Tuesday, November 22, 2011

Stripping Them of Their Dignity

Question 10: Are poverty and the conservation of biological diversity linked, and if so, how? Should these problems be attacked together or separately?

In an article titled “Mediterranean cork oak savannas require human use to sustain biodiversity and ecosystem services,” it is suggested that cork oak savannas are neglected, deserted, or overused, depending on where the savanna is located on the Mediterranean Basin. The conservation of cork oak savannas has been monitored closely due to their protection through the Convention on Biological Diversity. The term biodiversity “hotspot” was defined in lecture as Earth’s most biologically rich and most endangered terrestrial ecoregions. The reason much of the Mediterranean Basin can be defined as such, is due to the presence of people. This is particularly true of the oak cork savanna in northwestern Africa, which is being degraded due to poverty-driven overuse. The lack of regulatory policies present in such impoverished regions helps perpetuate this problem. Although the savannas are technically owned by the state, local people are sanctioned to use the woodland resources. However, overharvesting of both fuel wood and acorns and overgrazing threaten the fine balance of the savanna ecosystem by degrading the tree cover, decreasing the regeneration of the oak cork trees, and risking the sustainability of the environment. These effects are magnified for communities that suffer from poverty due to their lack of education in the proper ways of cork harvesting. Therefore, often times the cork is inappropriately stripped; too frequently gathered, not giving the tree enough recuperation time since a live tree should be harvested once every 9-12 years; or accidently harmed by unskilled harvesters.

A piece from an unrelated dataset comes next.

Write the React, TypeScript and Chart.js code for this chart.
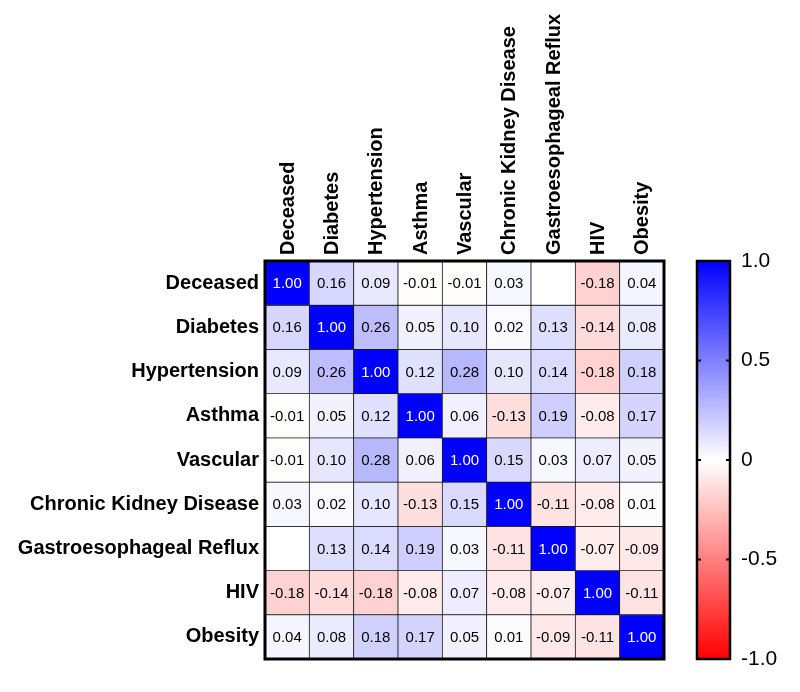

Although both poverty and conservation of biological diversity are two very broad topics that seem as though they should be addressed separately, they are linked in such a way that sometimes makes it easier to tackle them at the same time. One of the reasons that the European Union doesn’t face similar problems as does northwestern Africa is because they put into effect the Common Agricultural Policy (CAP), whose goal is to protect biodiversity. The CAP attempted to do this by establishing the Agri-environmental schemes (AES) which helped to decrease the negative effects of agriculture and promote environmentally friendly farming techniques by providing monetary compensation for the farmers. However, AES weren’t very successful since there wasn’t a very strong thread holding AES and other CAP projects together. Other initiatives such as “Reducing Emissions from Deforestation and Forest Degradation and enhancement of carbon stocks,” also known as REDD+, proved to be a far more successful scheme. REDD+ was established specifically for places such as the northwestern cork oak savannas of Africa, where the land was downtrodden by overuse. It was designed to act as a proponent of large-scale ecological restoration activities. Furthermore, its role in the reduction of overharvesting of fuel wood would also in turn benefit biodiversity conservation efforts. By providing technological support and/or compensation for pursuing alternative energy/livelihood approaches to such rural areas as Africa, REDD+ can help promote more positive social impacts and help both impoverished communities and biological diversity.

By: Niree Dingizian

Works Cited:

Bugalho, Miguel N., et al. “Mediterranean cork oak savannas require human use to sustain biodiversity and ecosystem services.” The Ecological Society of America (2011): 10.1890/100084. Web. 13 Nov. 2011.